Data Labelling and Annotation | Engineering Practice

Practice : Data Labelling and Annotation

Purpose and Strategic Importance

For supervised learning systems, the quality of labels is the quality of the model. Ambiguous labelling guidelines, inconsistent annotator behaviour, and unexamined annotator bias directly shape what the model learns to do. A model trained on labels that reflect the perspectives or biases of a narrow annotator group will encode those biases — and because the labels appear "objective" in the dataset, these biases can be invisible until the model causes harm in production.

High-quality data labelling is also expensive and time-consuming, making it a strategic investment that deserves rigorous engineering. Teams that invest in clear annotation guidelines, annotator training, inter-annotator agreement measurement, and quality assurance processes produce more reliable labels with less rework, and build datasets that retain their value across multiple model generations.

Description of the Practice

Develops detailed annotation guidelines that cover edge cases, disambiguation rules, and examples of correctly and incorrectly labelled instances for every label class.
Trains annotators on guidelines and measures inter-annotator agreement (e.g., Cohen's Kappa) before production labelling begins, iterating on guidelines until agreement is satisfactory.
Implements quality assurance processes including gold standard sets, random sampling audits, and calibration sessions to monitor label quality throughout the labelling process.
Manages annotator diversity deliberately, considering whether the annotator population reflects the diversity of the users and contexts for which the model will be deployed.
Versions labelled datasets with full documentation of annotator composition, agreement metrics, and any known labelling issues or systematic disagreements.

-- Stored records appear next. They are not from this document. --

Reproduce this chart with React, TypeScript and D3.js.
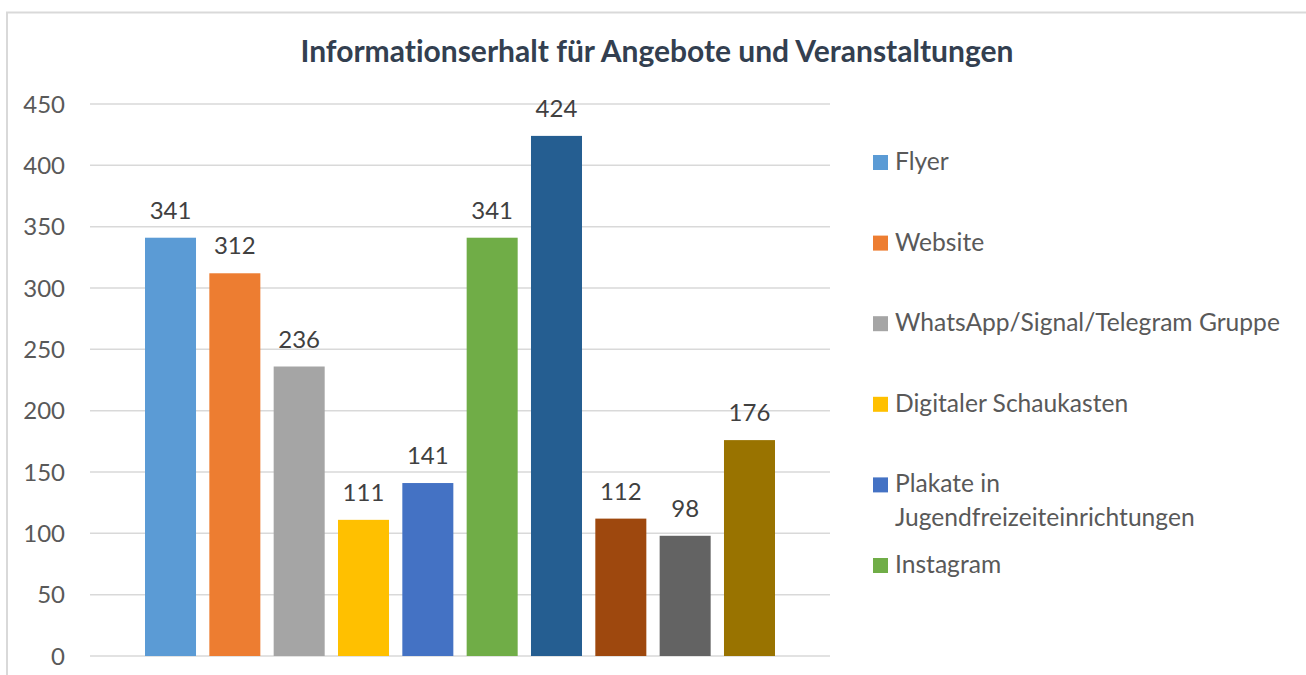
import React from 'react';
import * as d3 from 'd3';

const TITLE = 'Informationserhalt für Angebote und Veranstaltungen';

// Serien (nur die ersten sechs stehen in der Legende)
const SERIES = [
  'Flyer',
  'Website',
  'WhatsApp/Signal/Telegram Gruppe',
  'Digitaler Schaukasten',
  'Plakate in Jugendfreizeiteinrichtungen',
  'Instagram',
  'Serie 7',
  'Serie 8',
  'Serie 9',
  'Serie 10',
];
const VALUES = [341, 312, 236, 111, 141, 341, 424, 112, 98, 176];
const COLORS = [
  '#5b9bd5', '#ed7d31', '#a5a5a5', '#ffc000', '#4472c4',
  '#70ad47', '#255e91', '#9e480e', '#636363', '#997300',
];
const Y_TICKS = [0, 50, 100, 150, 200, 250, 300, 350, 400, 450];
const LEGEND_SHOWN = 6;
const LEGEND_LINES: Record<string, string[]> = {
  'Plakate in Jugendfreizeiteinrichtungen': ['Plakate in', 'Jugendfreizeiteinrichtungen'],
};

const W = 1306;
const H = 675;
const FONT = 'Lato, "Open Sans", sans-serif';
const noLig = { fontVariantLigatures: 'none' } as React.CSSProperties;

export default function App() {
  const plot = { left: 90, right: 830, top: 104, bottom: 656 };

  const y = d3.scaleLinear().domain([0, 450]).range([plot.bottom, plot.top]);
  const x = d3.scaleBand<string>()
    .domain(SERIES)
    .range([plot.left, plot.right])
    .paddingInner(0.207)
    .paddingOuter(0.855);

  const legendX = 873;
  const legendY = d3.scaleLinear().domain([0, LEGEND_SHOWN - 1]).range([155, 558]);

  return (
    <svg width={W} height={H} style={{ position: 'absolute', left: 0, top: 0, background: '#fff' }}>
      {/* Rahmen */}
      <rect x={7} y={12.5} width={W + 10} height={H + 10} fill="#fff" stroke="#d9d9d9" strokeWidth={2} />

      <text x={657} y={62} textAnchor="middle" fontFamily={FONT} fontWeight="bold" fontSize={30} fill="#333f50" style={noLig}>
        {TITLE}
      </text>

      {/* Gitter + Achse */}
      {Y_TICKS.map(t => (
        <g key={t}>
          <line x1={plot.left} x2={plot.right} y1={y(t)} y2={y(t)} stroke="#d9d9d9" strokeWidth={1.5} />
          <text x={65} y={y(t)} dy="0.36em" textAnchor="end" fontFamily={FONT} fontSize={24} fill="#595959">
            {t}
          </text>
        </g>
      ))}

      {/* Balken */}
      {SERIES.map((s, i) => (
        <g key={s}>
          <rect x={x(s)} y={y(VALUES[i])} width={x.bandwidth()} height={y(0) - y(VALUES[i])} fill={COLORS[i]} />
          <text
            x={(x(s) as number) + x.bandwidth() / 2}
            y={y(VALUES[i]) - 19}
            textAnchor="middle"
            fontFamily={FONT}
            fontSize={24}
            fill="#404040"
          >
            {VALUES[i]}
          </text>
        </g>
      ))}

      {/* Legende */}
      {SERIES.slice(0, LEGEND_SHOWN).map((s, i) => {
        const lines = LEGEND_LINES[s] || [s];
        const top = legendY(i);
        return (
          <g key={s}>
            <rect x={legendX} y={top} width={15} height={15} fill={COLORS[i]} />
            <text x={895} y={top + 15} fontFamily={FONT} fontSize={24.6} fill="#595959" style={noLig}>
              {lines.map((l, j) => (
                <tspan key={j} x={895} dy={j === 0 ? 0 : 34}>{l}</tspan>
              ))}
            </text>
          </g>
        );
      })}
    </svg>
  );
}
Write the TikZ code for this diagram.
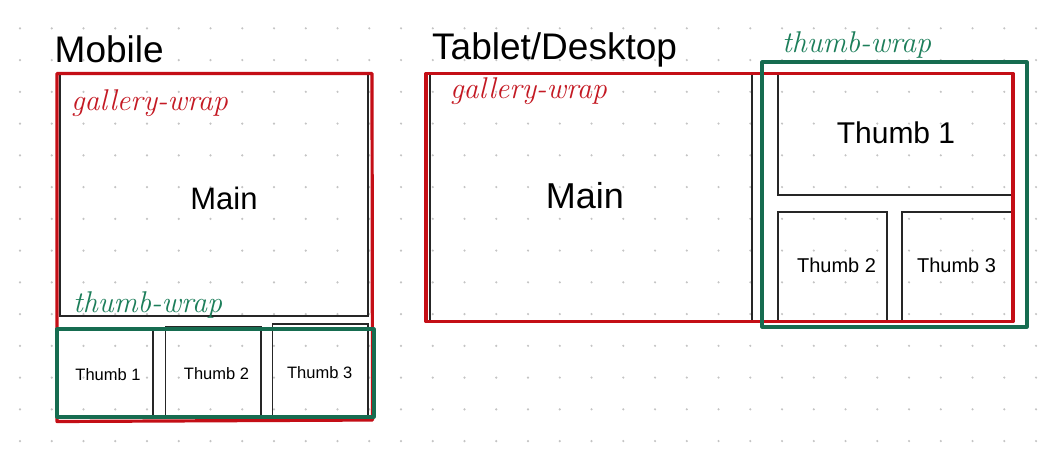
\documentclass[tikz,border=0pt]{standalone}
\usepackage{fontspec}
\newfontfamily\uisans{Liberation Sans}
\definecolor{dotfill}{RGB}{196,196,196}
\definecolor{wrapred}{RGB}{196,14,22}
\definecolor{wrapgreen}{RGB}{22,108,80}
\definecolor{handred}{RGB}{196,26,36}
\definecolor{handgreen}{RGB}{28,126,90}
\tikzset{
  wire/.style={draw=black!85, line width=1.5pt},
  redwrap/.style={draw=wrapred, line width=3.2pt, line join=round},
  greenwrap/.style={draw=wrapgreen, line width=3.2pt, line join=round},
  heading/.style={inner sep=0pt, anchor=base west, font=\uisans\fontsize{37}{40}\selectfont},
  bigtext/.style={inner sep=0pt, font=\uisans\fontsize{#1}{#1}\selectfont},
  handnote/.style={inner sep=0pt, anchor=base west, text=#1,
    font=\itshape\fontsize{30}{32}\selectfont},
}
\begin{document}
\begin{tikzpicture}[x=1pt,y=-1pt]
\useasboundingbox (0,0) rectangle (1063,469);
\fill[white] (0,0) rectangle (1063,469);

% dotted grid paper
\foreach \i in {0,...,32}
  \foreach \j in {0,...,13}
    \fill[dotfill] (20+31.75*\i, 28.3+31.75*\j) circle (1.2);

% ---------------- Mobile ----------------
\node[heading] (mobtitle) at (54.5,62.5) {Mobile};

\draw[wire] (60,73.5) rectangle (368,316);
\draw[wire] (57,329) rectangle (153,418);
\draw[wire] (165.5,326.5) rectangle (261,417);
\draw[wire] (272.5,324) rectangle (368,417);

\draw[redwrap] (57,73.5) -- (372,73.5) -- (372.5,420) -- (57,421.5) -- cycle;
\draw[greenwrap] (57,329) rectangle (374,417);

\node[bigtext=31] (mobmain) at (224,198) {Main};
\node[bigtext=16.5] (mobt1) at (108,375) {Thumb 1};
\node[bigtext=16.5] (mobt2) at (216.5,373.5) {Thumb 2};
\node[bigtext=16.5] (mobt3) at (319.7,373) {Thumb 3};

\node[handnote=handred] (mobgal) at (71,110) {gallery-wrap};
\node[handnote=handgreen] (mobthumb) at (73,312) {thumb-wrap};

% ---------------- Tablet / Desktop ----------------
\node[heading] (tabtitle) at (432,59) {Tablet/Desktop};

\draw[wire] (430,74) rectangle (752,321.5);
\draw[wire] (778,73.5) rectangle (1012,195);
\draw[wire] (778,212) rectangle (887,321.5);
\draw[wire] (902,212) rectangle (1012,321.5);

\draw[redwrap] (426,73.5) rectangle (1013,321.5);
\draw[greenwrap] (762,62) rectangle (1027,327);

\node[bigtext=36] (tabmain) at (585,196) {Main};
\node[bigtext=30] (tabt1) at (896,132.5) {Thumb 1};
\node[bigtext=20] (tabt2) at (836.5,265) {Thumb 2};
\node[bigtext=20] (tabt3) at (956.5,265) {Thumb 3};

\node[handnote=handred] (tabgal) at (450,98.5) {gallery-wrap};
\node[handnote=handgreen] (tabthumb) at (782,52) {thumb-wrap};
\end{tikzpicture}
\end{document}
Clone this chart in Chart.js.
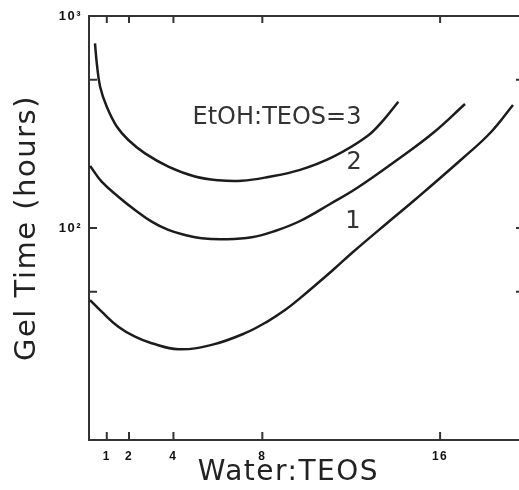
<!DOCTYPE html>
<html>
<head>
<meta charset="utf-8">
<script src="https://cdn.jsdelivr.net/npm/chart.js@4.4.0/dist/chart.umd.min.js"></script>
<style>
body { margin: 0; background: #fff; }
</style>
</head>
<body>
<canvas id="gelChart" width="519" height="490"></canvas>
<script>
/*--data--*/
var xTicks = [1, 2, 4, 8, 16];
var yTickMarks = [10, 50, 100, 500, 1000];
var yTickLabels = {100: '10\u00b2', 1000: '10\u00b3'};

// EtOH:TEOS = 3
var ratio3X = [0.47, 0.55, 0.70, 1.0, 1.45, 1.97, 2.72, 3.77, 4.97, 6.02, 7.07, 8.2, 9.7, 11.2, 12.7, 13.45, 14.12];
var ratio3Y = [743, 599, 464, 373, 301, 260, 225, 195, 175, 168, 167, 173.5, 188, 217, 270, 323, 394];
// EtOH:TEOS = 2
var ratio2X = [0.25, 0.77, 1.52, 2.27, 3.02, 3.77, 4.52, 5.27, 6.32, 7.52, 8.57, 9.70, 11.05, 12.26, 14.06, 15.68, 17.12];
var ratio2Y = [196, 165.4, 140.5, 121.6, 107.1, 97.9, 92.7, 89.4, 88.5, 90.4, 96.8, 107.9, 129.8, 154.4, 209.3, 280.6, 384.6];
// EtOH:TEOS = 1
var ratio1X = [0.25, 0.77, 1.52, 2.27, 3.02, 4.22, 5.72, 7.22, 8.26, 9.02, 9.70, 11.18, 12.08, 13.62, 14.96, 17.03, 18.25, 19.28];
var ratio1Y = [45.7, 40.3, 34.2, 30.7, 28.6, 26.8, 28.1, 31.9, 36.4, 41.0, 46.7, 63.4, 77.0, 105.6, 138.5, 213.9, 280.6, 380.4];

var curveLabels = ['EtOH:TEOS=3', '2', '1'];
var curveLabelX = [8.66, 12.13, 12.08];
var curveLabelY = [330, 203, 107];

function toPoints(xs, ys) {
  return xs.map(function (x, i) { return {x: x, y: ys[i]}; });
}

var lineColor = '#1c1c1c';
var axisColor = '#333';

/*--ticks pointing inward, top frame, and curve labels--*/
var frameTicks = {
  id: 'frameTicks',
  beforeDraw: function (chart) {
    chart.ctx.letterSpacing = '1.5px';
  },
  beforeDatasetsDraw: function (chart) {
    chart.ctx.letterSpacing = '0px';
  },
  afterDraw: function (chart) {
    var ctx = chart.ctx, a = chart.chartArea, x = chart.scales.x, y = chart.scales.y;
    ctx.save();
    ctx.strokeStyle = axisColor;
    ctx.lineWidth = 2;
    ctx.beginPath();
    ctx.moveTo(a.left - 1, a.top);
    ctx.lineTo(a.right, a.top);
    xTicks.forEach(function (v) {
      var px = x.getPixelForValue(v);
      ctx.moveTo(px, a.bottom);
      ctx.lineTo(px, a.bottom - 8);
      ctx.moveTo(px, a.top);
      ctx.lineTo(px, a.top + 7);
    });
    [50, 100, 500].forEach(function (v) {
      var py = y.getPixelForValue(v);
      ctx.moveTo(a.left, py);
      ctx.lineTo(a.left + 8, py);
      ctx.moveTo(a.right, py);
      ctx.lineTo(a.right - 3, py);
    });
    ctx.stroke();

    ctx.letterSpacing = '0px';
    ctx.fillStyle = '#333';
    ctx.font = '24px "DejaVu Sans"';
    ctx.textAlign = 'center';
    ctx.textBaseline = 'middle';
    curveLabels.forEach(function (t, i) {
      ctx.fillText(t, x.getPixelForValue(curveLabelX[i]), y.getPixelForValue(curveLabelY[i]));
    });
    ctx.restore();
  }
};

var ctx = document.getElementById('gelChart').getContext('2d');
var gelChart = new Chart(ctx, {
  type: 'line',
  plugins: [frameTicks],
  data: {
    datasets: [
      {label: 'EtOH:TEOS=3', data: toPoints(ratio3X, ratio3Y)},
      {label: 'EtOH:TEOS=2', data: toPoints(ratio2X, ratio2Y)},
      {label: 'EtOH:TEOS=1', data: toPoints(ratio1X, ratio1Y)}
    ].map(function (d) {
      d.borderColor = lineColor;
      d.borderWidth = 2.5;
      d.pointRadius = 0;
      d.fill = false;
      d.tension = 0.4;
      return d;
    })
  },
  options: {
    responsive: false,
    animation: false,
    layout: {padding: {top: 16, right: 0, bottom: 0, left: 0}},
    plugins: {legend: {display: false}, tooltip: {enabled: false}},
    scales: {
      x: {
        type: 'linear',
        min: 0.2,
        max: 19.55,
        afterBuildTicks: function (scale) {
          scale.ticks = xTicks.map(function (v) { return {value: v}; });
        },
        afterFit: function (scale) { scale.height = 50; },
        grid: {display: false, drawTicks: false},
        border: {display: true, color: axisColor, width: 2},
        ticks: {
          autoSkip: false,
          maxRotation: 0,
          padding: 9,
          color: '#111',
          font: {family: 'Liberation Sans', size: 12, weight: 'bold'}
        },
        title: {
          display: true,
          text: 'Water:TEOS   ',
          color: '#222',
          padding: {top: 0, bottom: 0},
          font: {family: 'DejaVu Sans', size: 28}
        }
      },
      y: {
        type: 'logarithmic',
        min: 10,
        max: 1000,
        afterBuildTicks: function (scale) {
          scale.ticks = yTickMarks.map(function (v) { return {value: v}; });
        },
        afterFit: function (scale) { scale.width = 89; },
        grid: {display: false, drawTicks: false},
        border: {display: true, color: axisColor, width: 2},
        ticks: {
          autoSkip: false,
          padding: 7,
          color: '#111',
          font: {family: 'Liberation Sans', size: 13, weight: 'bold'},
          callback: function (v) { return yTickLabels[v] || ''; }
        },
        title: {
          display: true,
          text: 'Gel Time (hours)',
          color: '#222',
          padding: {top: 10, bottom: 0},
          font: {family: 'DejaVu Sans', size: 29}
        }
      }
    }
  }
});
</script>
</body>
</html>
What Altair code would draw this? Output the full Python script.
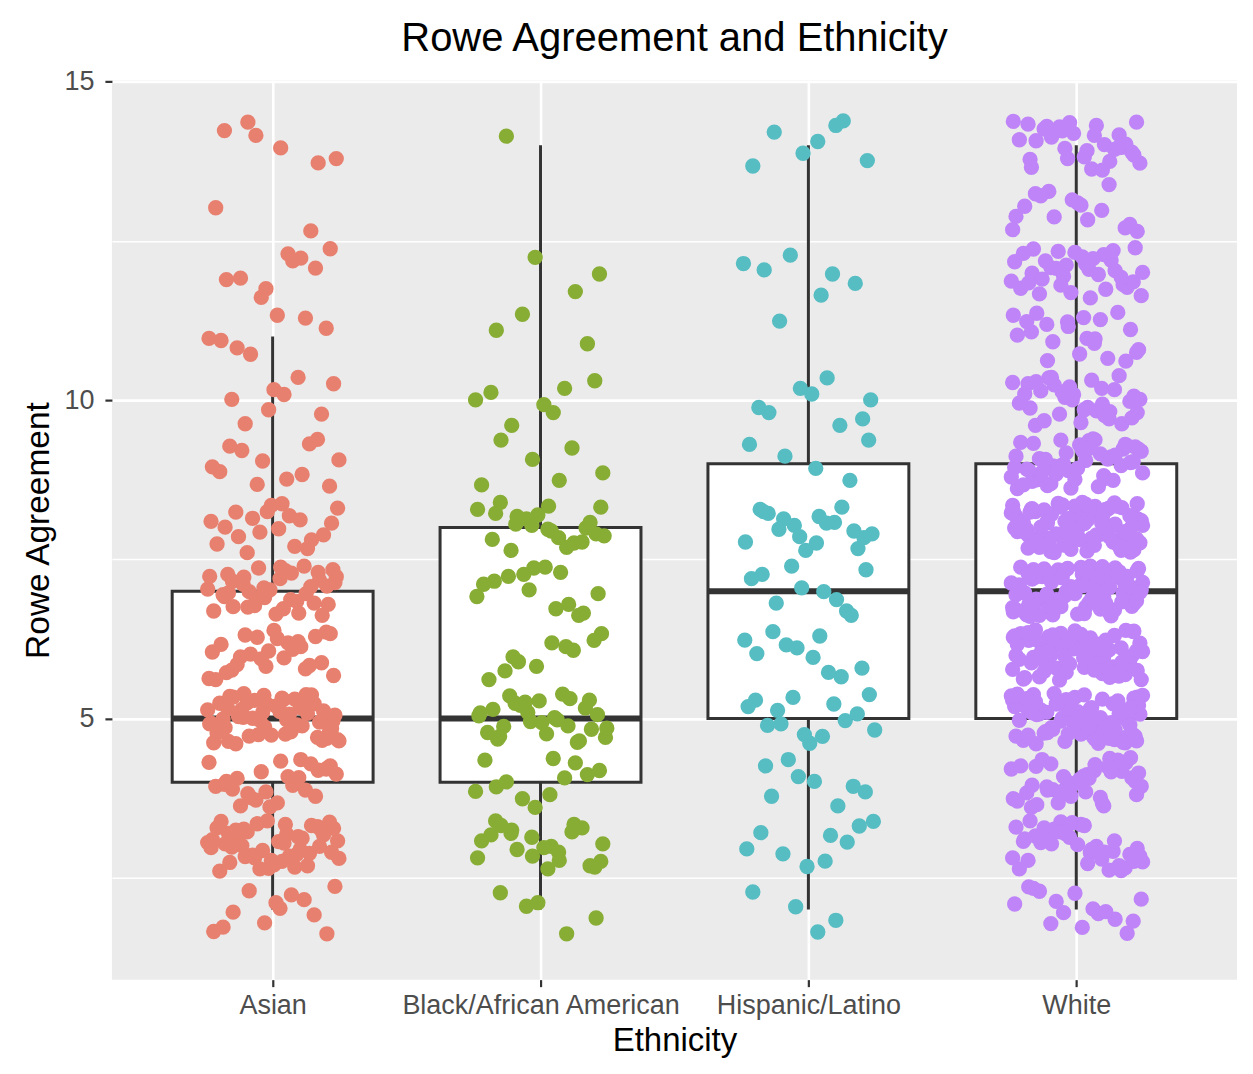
import json
import numpy as np
import pandas as pd
import altair as alt

FONT = "Liberation Sans"

GROUPS = ["Asian", "Black/African American", "Hispanic/Latino", "White"]
COLORS = ["#E8806F", "#88AD34", "#56BDC3", "#BF84F8"]

# Rowe Agreement scores (integer levels) and number of respondents at each level
LEVELS = [2, 3, 4, 5, 6, 7, 8, 9, 10, 11, 12, 13, 14]
COUNTS_ASIAN = [12, 48, 27, 58, 28, 40, 20, 12, 8, 7, 9, 2, 6]
COUNTS_BLACK = [5, 22, 12, 29, 10, 14, 22, 6, 7, 3, 3, 0, 1]
COUNTS_HISPANIC = [4, 9, 8, 14, 10, 10, 18, 5, 8, 1, 6, 0, 7]
COUNTS_WHITE = [16, 40, 44, 90, 80, 95, 95, 52, 36, 22, 36, 16, 32]
COUNTS = [COUNTS_ASIAN, COUNTS_BLACK, COUNTS_HISPANIC, COUNTS_WHITE]

# jitter table (unit offsets, cycled)
JX = [0.62, -0.35, 0.11, -0.88, 0.47, -0.12, 0.93, -0.59, 0.28, -0.74,
      0.05, 0.81, -0.43, 0.36, -0.97, 0.19, -0.27, 0.70, -0.66, 0.52,
      -0.08, 0.88, -0.51, 0.14, -0.83, 0.41, -0.19, 0.97, -0.38, 0.25,
      -0.71, 0.58, -0.02, 0.76, -0.92, 0.33, -0.55, 0.09, -0.30, 0.85,
      -0.64, 0.44, -0.15, 0.67, -0.79, 0.21, -0.46, 0.99, -0.23, 0.55,
      -0.90, 0.02, 0.73, -0.61, 0.38, -0.06, 0.91, -0.41, 0.17, -0.77,
      0.49, -0.33, 0.80, -0.53, 0.07, -0.95, 0.30, -0.17, 0.64, -0.69,
      0.42, -0.10, 0.86, -0.48, 0.23, -0.85, 0.57, -0.25, 0.95, -0.37,
      0.12, -0.72, 0.68, -0.04, 0.39, -0.60, 0.83, -0.21, 0.50, -0.94,
      0.16, -0.44, 0.74, -0.67, 0.27, -0.13, 0.90]
JY = [-0.21, 0.74, 0.05, -0.86, 0.39, -0.52, 0.91, -0.10, 0.58, -0.69,
      0.27, -0.95, 0.66, -0.33, 0.13, 0.84, -0.47, -0.02, 0.49, -0.78,
      0.98, -0.25, 0.34, -0.61, 0.71, -0.14, -0.90, 0.20, 0.55, -0.40,
      0.08, 0.80, -0.57, 0.43, -0.07, -0.83, 0.62, 0.17, -0.36, 0.93,
      -0.65, 0.30, -0.18, 0.76, -0.99, 0.46, 0.01, -0.49, 0.87, -0.29,
      0.24, -0.74, 0.60, -0.05, 0.36, -0.88, 0.69, -0.42, 0.11, 0.96,
      -0.31, -0.60, 0.52, 0.15, -0.81, 0.78, -0.12, 0.41, -0.55, 0.03,
      0.89, -0.38, 0.64, -0.93, 0.22, -0.16, 0.72, -0.70, 0.32, -0.45,
      0.83, -0.08, 0.47, -0.97, 0.18, -0.27, 0.57, -0.63, 0.94]
JIT_W = 0.25
JIT_H = 0.4

# build points and box statistics
rows = []
stats = []
g = 0
for gi, (name, counts) in enumerate(zip(GROUPS, COUNTS)):
    raw = []
    for lev, c in zip(LEVELS, counts):
        for k in range(c):
            raw.append(lev)
            rows.append({
                "group": name,
                "pos": gi + 1 + JIT_W * JX[g % len(JX)],
                "value": lev + JIT_H * JY[g % len(JY)],
            })
            g += 1
    v = np.array(raw, dtype=float)
    q1, med, q3 = np.percentile(v, [25, 50, 75])
    iqr = q3 - q1
    lo = v[v >= q1 - 1.5 * iqr].min()
    hi = v[v <= q3 + 1.5 * iqr].max()
    stats.append({"group": name, "pos": gi + 1, "q1": q1, "med": med,
                  "q3": q3, "lo": lo, "hi": hi})

points_df = pd.DataFrame(rows)
stats_df = pd.DataFrame(stats)

x_scale = alt.Scale(domain=[0.4, 4.6], nice=False, zero=False)
y_scale = alt.Scale(domain=[0.9, 15.02], nice=False, zero=False)

major = "datum.value % 5 === 0"
x_axis = alt.Axis(
    values=[1, 2, 3, 4],
    labelExpr=json.dumps(GROUPS) + "[datum.value - 1]",
    title="Ethnicity",
    grid=True, gridColor="white", gridWidth=2.6,
    domain=False, ticks=True, tickColor="#333333", tickWidth=2.2, tickSize=7,
    labelPadding=6, labelColor="#4D4D4D", labelFontSize=27, labelFont=FONT,
    labelOverlap=False, labelFlush=False, labelLimit=500,
    titleFont=FONT, titleFontSize=33, titleColor="black",
    titleFontWeight="normal", titlePadding=6,
)
y_axis = alt.Axis(
    values=[2.5, 5, 7.5, 10, 12.5, 15],
    labelExpr=major + " ? datum.label : ''",
    title="Rowe Agreement",
    grid=True, gridColor="white",
    gridWidth={"condition": {"test": major, "value": 2.6}, "value": 1.4},
    domain=False, ticks=True, tickColor="#333333", tickWidth=2.2, tickSize=7,
    tickOpacity={"condition": {"test": major, "value": 1}, "value": 0},
    labelPadding=11, labelColor="#4D4D4D", labelFontSize=27, labelFont=FONT,
    titleFont=FONT, titleFontSize=33.5, titleColor="black",
    titleFontWeight="normal", titlePadding=8,
)

box_base = alt.Chart(stats_df).transform_calculate(
    xlo="datum.pos - 0.375", xhi="datum.pos + 0.375"
)

whisk = box_base.mark_rule(color="#333333", strokeWidth=3).encode(
    x=alt.X("pos:Q", scale=x_scale, axis=x_axis),
    y=alt.Y("lo:Q", scale=y_scale, axis=y_axis),
    y2="hi:Q",
)
box = box_base.mark_rect(fill="white", stroke="#333333", strokeWidth=3).encode(
    x=alt.X("xlo:Q", scale=x_scale, axis=x_axis),
    x2="xhi:Q",
    y=alt.Y("q1:Q", scale=y_scale, axis=y_axis),
    y2="q3:Q",
)
median = box_base.mark_rule(color="#333333", strokeWidth=6).encode(
    x=alt.X("xlo:Q", scale=x_scale, axis=x_axis),
    x2="xhi:Q",
    y=alt.Y("med:Q", scale=y_scale, axis=y_axis),
)
pts = alt.Chart(points_df).mark_circle(size=235, opacity=1).encode(
    x=alt.X("pos:Q", scale=x_scale, axis=x_axis),
    y=alt.Y("value:Q", scale=y_scale, axis=y_axis),
    color=alt.Color("group:N", scale=alt.Scale(domain=GROUPS, range=COLORS),
                    legend=None),
)

chart = alt.layer(whisk, box, median, pts).properties(
    width=1126,
    height=900,
    title=alt.TitleParams(
        "Rowe Agreement and Ethnicity", fontSize=40, font=FONT,
        color="black", fontWeight="normal", anchor="middle", frame="group",
        baseline="alphabetic", offset=-23,
    ),
    padding={"left": 104, "top": 72, "right": 8, "bottom": 90},
    autosize=alt.AutoSizeParams(type="none"),
).configure(
    background="white", font=FONT
).configure_view(fill="#EBEBEB", strokeWidth=0)

chart.save("out.html", embed_options={"renderer": "svg", "actions": False})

How to Practise It (Playbook)

1. Getting Started

Before writing annotation guidelines, analyse a sample of the raw data to understand the edge cases and ambiguities that guidelines will need to address — guidelines written without this analysis miss the hard cases.
Run a pilot labelling exercise with a small sample, measure inter-annotator agreement, and use disagreements as input to refine guidelines before scaling labelling effort.
Define the minimum acceptable inter-annotator agreement threshold for your use case and do not proceed to production labelling until it is met.
Establish a process for escalating genuinely ambiguous instances that cannot be resolved by guidelines alone, ensuring these decisions are made consistently and documented.

2. Scaling and Maturing

Build annotation workflows into tooling that tracks per-annotator quality metrics, enabling early identification of annotators who may need additional training or calibration.
Implement active learning techniques to prioritise labelling effort on the instances most likely to improve model performance, reducing the volume of labels required.
Develop processes for managing labelling at scale — whether through internal annotator teams or external labelling services — that maintain consistent quality standards regardless of volume.
Conduct regular retrospectives on labelling quality, using model evaluation results to identify whether systematic labelling errors are contributing to model weaknesses.

3. Team Behaviours to Encourage

Treat annotation guideline development as a collaborative process between data scientists, domain experts, and annotators — the people doing the labelling often have the deepest insight into edge cases.
Build feedback loops between annotators and model developers so that labelling issues identified by annotators inform model development, and model failures inform annotation review.
Document systematic disagreements rather than resolving them by majority vote — genuine ambiguity in labels is information about the problem that may be important for model design or use case scoping.
Consider the welfare and working conditions of annotators — particularly for annotation tasks that involve exposure to harmful content — as an ethical responsibility, not just a quality management concern.

4. Watch Out For…

Treating annotation guidelines as final once written, rather than living documents that are updated as edge cases emerge and annotator feedback is incorporated.
Measuring only overall agreement metrics while missing systematic biases in labelling patterns across demographic subgroups of the data.
Outsourcing labelling without adequate investment in annotator training, quality assurance, and cultural context, particularly for tasks that require nuanced cultural or domain knowledge.
Failing to document the limitations and known issues of a labelled dataset, so that downstream model developers and users understand the constraints on what it can support.

5. Signals of Success

Inter-annotator agreement metrics are tracked and reported for all labelled datasets, and meet defined thresholds before labelling is accepted as complete.
Annotation guidelines are versioned alongside datasets and are detailed enough for a new annotator to reach acceptable agreement without requiring individual coaching.
Labelling quality is validated through periodic audits, with results fed back into annotator calibration and guideline updates.
Systematic labelling biases — particularly across demographic subgroups — are identified and documented before model training, informing decisions about mitigation.
Every labelled dataset includes documentation of annotator composition, agreement statistics, and known limitations, retained as part of the model's documentation.